PROBLEM REQUIREMENTS: Transcribe the records that follow in their entirety, omitting any pictures.
Start of RECORDS TO PROCESS
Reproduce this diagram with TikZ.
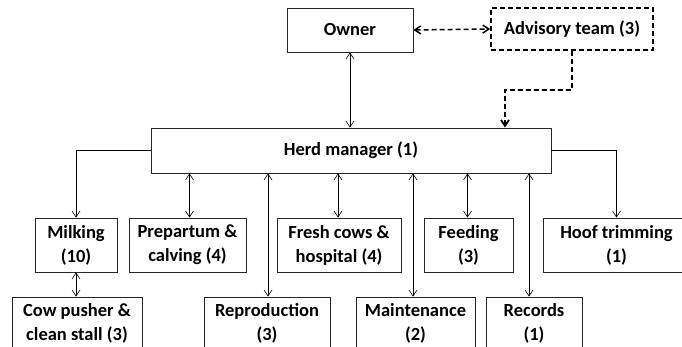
\documentclass[tikz,border=0pt]{standalone}
\usepackage{fontspec}
\setmainfont{Carlito}
\usetikzlibrary{arrows.meta,positioning}

\begin{document}
\begin{tikzpicture}[
    x = 1pt, y = -1pt, % pixel like units, y grows downwards
    > = {Straight Barb[length=6pt,width=8pt]}, % arrow head style
    semithick % line style
    ]

    \tikzset{box/.style={
    draw = black!85,
    line width = 0.9pt,
    align = center,
    inner sep = 0pt,
    font = \fontsize{18.5}{24}\selectfont\bfseries
    }}
    \tikzset{advice/.style={
    draw = black,
    line width = 1.8pt,
    dash pattern = on 5pt off 3pt
    }}

    \useasboundingbox (0,0) rectangle (682,347);
    \clip (0,0) rectangle (682,347);

    % top level
    \node[box, minimum width=126pt, minimum height=44pt] (owner) at (350,30) {Owner};
    \node[box, advice, minimum width=162pt, minimum height=42pt] (advisory) at (572,29) {Advisory team (3)};
    \node[box, minimum width=400pt, minimum height=45pt] (herd) at (351,150.5) {Herd manager (1)};

    % first row of tasks
    \node[box, minimum width=82pt, minimum height=54pt] (milking) at (76,245) {Milking\\(10)};
    \node[box, minimum width=117pt, minimum height=54pt] (prepartum) at (187.5,245) {Prepartum \&\\calving (4)};
    \node[box, minimum width=124pt, minimum height=54pt] (fresh) at (339,245) {Fresh cows \&\\hospital (4)};
    \node[box, minimum width=89pt, minimum height=54pt] (feeding) at (468.5,245) {Feeding\\(3)};
    \node[box, minimum width=147pt, minimum height=54pt] (hoof) at (616.5,245) {Hoof trimming\\(1)};

    % second row of tasks
    \node[box, minimum width=130pt, minimum height=53pt] (pusher) at (77,323.5) {Cow pusher \&\\clean stall (3)};
    \node[box, minimum width=126pt, minimum height=53pt] (reproduction) at (267,323.5) {Reproduction\\(3)};
    \node[box, minimum width=119pt, minimum height=53pt] (maintenance) at (415.5,323.5) {Maintenance\\(2)};
    \node[box, minimum width=96pt, minimum height=53pt] (records) at (534,323.5) {Records\\(1)};

    % owner and advisors
    \draw[<->, advice, line width=1.5pt] (owner.east) -- (advisory.west);
    \draw[->, advice] (advisory.south) -- ++(0,39) -| ([xshift=154pt]herd.north);
    \draw[<->] (owner.south) -- (owner.south |- herd.north);

    % herd manager to tasks
    \draw[->] (herd.west) -| (milking.north);
    \draw[->] (herd.east) -| (hoof.north);
    \draw[<->] ([xshift=2pt]prepartum.north) -- ([xshift=2pt]prepartum.north |- herd.south);
    \draw[<->] ([xshift=-1pt]fresh.north) -- ([xshift=-1pt]fresh.north |- herd.south);
    \draw[<->] ([xshift=-1pt]feeding.north) -- ([xshift=-1pt]feeding.north |- herd.south);
    \draw[<->] ([xshift=1pt]reproduction.north) -- ([xshift=1pt]reproduction.north |- herd.south);
    \draw[<->] ([xshift=-2.5pt]maintenance.north) -- ([xshift=-2.5pt]maintenance.north |- herd.south);
    \draw[<->] ([xshift=-5pt]records.north) -- ([xshift=-5pt]records.north |- herd.south);
    \draw[<->] (milking.south) -- (milking.south |- pusher.north);
\end{tikzpicture}
\end{document}
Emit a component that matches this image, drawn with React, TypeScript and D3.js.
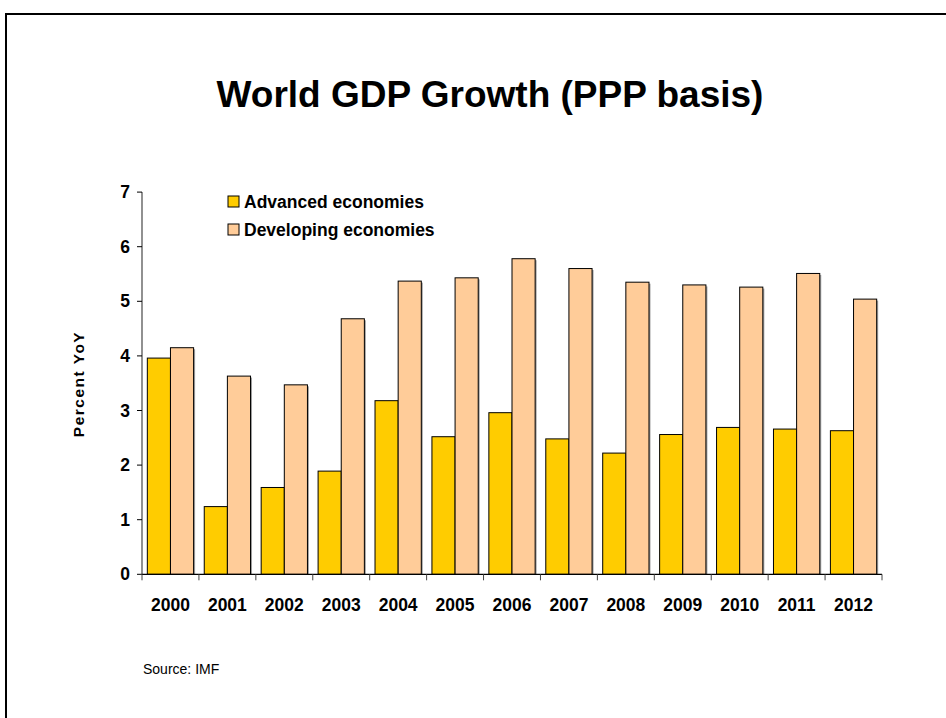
End of RECORDS TO PROCESS
WRITTEN SOLUTION:
Reproduce this diagram with TikZ.
\documentclass[tikz,border=0pt]{standalone}
\usepackage{fontspec}
\setmainfont{Carlito}
\usetikzlibrary{arrows.meta,positioning}

\begin{document}
\begin{tikzpicture}[
    x = 1pt, y = -1pt, % pixel like units, y grows downwards
    > = {Straight Barb[length=6pt,width=8pt]}, % arrow head style
    semithick % line style
    ]

    \tikzset{box/.style={
    draw = black!85,
    line width = 0.9pt,
    align = center,
    inner sep = 0pt,
    font = \fontsize{18.5}{24}\selectfont\bfseries
    }}
    \tikzset{advice/.style={
    draw = black,
    line width = 1.8pt,
    dash pattern = on 5pt off 3pt
    }}

    \useasboundingbox (0,0) rectangle (682,347);
    \clip (0,0) rectangle (682,347);

    % top level
    \node[box, minimum width=126pt, minimum height=44pt] (owner) at (350,30) {Owner};
    \node[box, advice, minimum width=162pt, minimum height=42pt] (advisory) at (572,29) {Advisory team (3)};
    \node[box, minimum width=400pt, minimum height=45pt] (herd) at (351,150.5) {Herd manager (1)};

    % first row of tasks
    \node[box, minimum width=82pt, minimum height=54pt] (milking) at (76,245) {Milking\\(10)};
    \node[box, minimum width=117pt, minimum height=54pt] (prepartum) at (187.5,245) {Prepartum \&\\calving (4)};
    \node[box, minimum width=124pt, minimum height=54pt] (fresh) at (339,245) {Fresh cows \&\\hospital (4)};
    \node[box, minimum width=89pt, minimum height=54pt] (feeding) at (468.5,245) {Feeding\\(3)};
    \node[box, minimum width=147pt, minimum height=54pt] (hoof) at (616.5,245) {Hoof trimming\\(1)};

    % second row of tasks
    \node[box, minimum width=130pt, minimum height=53pt] (pusher) at (77,323.5) {Cow pusher \&\\clean stall (3)};
    \node[box, minimum width=126pt, minimum height=53pt] (reproduction) at (267,323.5) {Reproduction\\(3)};
    \node[box, minimum width=119pt, minimum height=53pt] (maintenance) at (415.5,323.5) {Maintenance\\(2)};
    \node[box, minimum width=96pt, minimum height=53pt] (records) at (534,323.5) {Records\\(1)};

    % owner and advisors
    \draw[<->, advice, line width=1.5pt] (owner.east) -- (advisory.west);
    \draw[->, advice] (advisory.south) -- ++(0,39) -| ([xshift=154pt]herd.north);
    \draw[<->] (owner.south) -- (owner.south |- herd.north);

    % herd manager to tasks
    \draw[->] (herd.west) -| (milking.north);
    \draw[->] (herd.east) -| (hoof.north);
    \draw[<->] ([xshift=2pt]prepartum.north) -- ([xshift=2pt]prepartum.north |- herd.south);
    \draw[<->] ([xshift=-1pt]fresh.north) -- ([xshift=-1pt]fresh.north |- herd.south);
    \draw[<->] ([xshift=-1pt]feeding.north) -- ([xshift=-1pt]feeding.north |- herd.south);
    \draw[<->] ([xshift=1pt]reproduction.north) -- ([xshift=1pt]reproduction.north |- herd.south);
    \draw[<->] ([xshift=-2.5pt]maintenance.north) -- ([xshift=-2.5pt]maintenance.north |- herd.south);
    \draw[<->] ([xshift=-5pt]records.north) -- ([xshift=-5pt]records.north |- herd.south);
    \draw[<->] (milking.south) -- (milking.south |- pusher.north);
\end{tikzpicture}
\end{document}
Emit a component that matches this image, drawn with React, TypeScript and D3.js.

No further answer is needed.